Marina is running this playbook — but with a structural difference that matters. Supply constraints in marina are fundamentally tighter than in self-storage. You can build a new storage facility on a commercial lot with appropriate zoning in 12 to 18 months. You cannot build a new marina without waterfront access, environmental permitting, and regulatory approvals that can take years — if they’re available at all. Waterfront scarcity is a hard constraint that has no storage equivalent.

This means the multiple expansion phase in marinas is built on a supply story that’s more durable than the one storage relied on. Whether that justifies 15x EBITDA multiples depends on your assumptions about demand durability and the discount rate for waterfront scarcity. We’re not in a position to make that call — and we don’t think it’s ours to make. But the structural difference is real, and it’s worth naming when drawing the parallel.

What we can say is that the self-storage operators who navigated institutional consolidation best were the ones who understood the capital dynamics reshaping their competitive environment before those dynamics reached their specific market. The marina exit wave is creating the same kind of moment. The institutional money is moving. The capital vehicles are broadening.

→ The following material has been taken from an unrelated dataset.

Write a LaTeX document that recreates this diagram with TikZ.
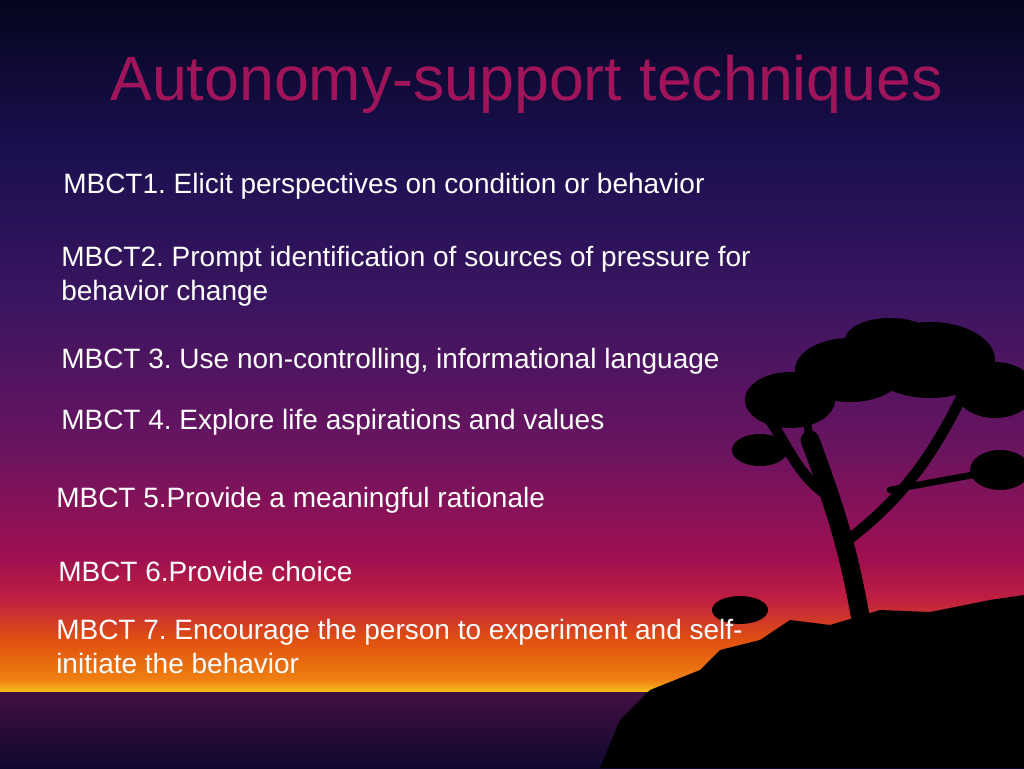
\documentclass[tikz,border=0pt]{standalone}
\usepackage{fontspec}
\setmainfont{Liberation Sans}
\begin{document}
\frenchspacing
\begin{tikzpicture}[x=0.75pt,y=0.75pt]
\definecolor{c0}{HTML}{05051E}\definecolor{c1}{HTML}{1A1050}\definecolor{c2}{HTML}{3A1560}
\definecolor{c3}{HTML}{6A1460}\definecolor{c4}{HTML}{A01050}\definecolor{c5}{HTML}{C02040}
\definecolor{c6}{HTML}{E05010}\definecolor{c7}{HTML}{F08010}\definecolor{c8}{HTML}{F8C020}
\definecolor{c9}{HTML}{401040}\definecolor{c10}{HTML}{100830}\definecolor{titlec}{HTML}{A0155A}
\useasboundingbox (0,0) rectangle (1024,768);
\shade[top color=c0,bottom color=c1] (0,768) rectangle (1024,618);
\shade[top color=c1,bottom color=c2] (0,618.5) rectangle (1024,468);
\shade[top color=c2,bottom color=c3] (0,468.5) rectangle (1024,318);
\shade[top color=c3,bottom color=c4] (0,318.5) rectangle (1024,208);
\shade[top color=c4,bottom color=c5] (0,208.5) rectangle (1024,168);
\shade[top color=c5,bottom color=c6] (0,168.5) rectangle (1024,128);
\shade[top color=c6,bottom color=c7] (0,128.5) rectangle (1024,88);
\shade[top color=c7,bottom color=c8] (0,88.5) rectangle (1024,76);
\shade[top color=c9,bottom color=c10] (0,76) rectangle (1024,0);
\begin{scope}[shift={(0,768)},yscale=-1]
\fill[black] (600,768) -- (620,720) -- (650,690) -- (700,670) -- (720,650) -- (760,640) -- (790,620) -- (830,625) -- (880,610) -- (930,612) -- (990,600) -- (1024,595) -- (1024,768) -- cycle;
\fill[black] (740,610) ellipse (28 and 14);
\draw[black,line width=14pt,line cap=round] (860,615) .. controls (850,560) and (840,520) .. (810,440);
\draw[black,line width=8pt,line cap=round] (848,540) .. controls (900,500) and (930,460) .. (960,400);
\draw[black,line width=8pt,line cap=round] (835,500) .. controls (800,480) and (790,450) .. (770,420);
\draw[black,line width=6pt,line cap=round] (810,440) -- (800,380);
\draw[black,line width=5pt,line cap=round] (890,490) -- (1000,470);
\fill[black] (790,400) ellipse (45 and 28) (850,370) ellipse (55 and 32) (930,360) ellipse (65 and 38)
 (995,390) ellipse (40 and 28) (1000,470) ellipse (30 and 20) (760,450) ellipse (28 and 16)
 (890,340) ellipse (45 and 22);
\end{scope}
\tikzset{item/.style={anchor=west,text=white,font=\fontsize{21}{25.5}\selectfont,align=left,inner sep=0pt}}
\node[anchor=west,text=titlec,font=\fontsize{47}{52}\selectfont,inner sep=0pt] (title) at (110,768-84) {Autonomy-support techniques};
\node[item] (m1) at (63,768-186) {MBCT1. Elicit perspectives on condition or behavior};
\node[item] (m2) at (61,768-276) {MBCT2. Prompt identification of sources of pressure for\\behavior change};
\node[item] (m3) at (61,768-361) {MBCT 3. Use non-controlling, informational language};
\node[item] (m4) at (61,768-422) {MBCT 4. Explore life aspirations and values};
\node[item] (m5) at (56,768-500) {MBCT 5.Provide a meaningful rationale};
\node[item] (m6) at (58,768-571) {MBCT 6.Provide choice};
\node[item] (m7) at (56,768-646) {MBCT 7. Encourage the person to experiment and self-\\initiate the behavior};
\end{tikzpicture}
\end{document}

And roughly 8,000 independent marina operators are watching from the sidelines as the ownership structure around them shifts.

How that plays out over the next few quarters — whether the PE exits close at or above reported valuations, whether the NexPoint DST attracts the capital it’s targeting, whether new consolidation platforms like Grove Point gain traction — will tell us a lot about where this asset class is actually headed. It’s worth watching closely.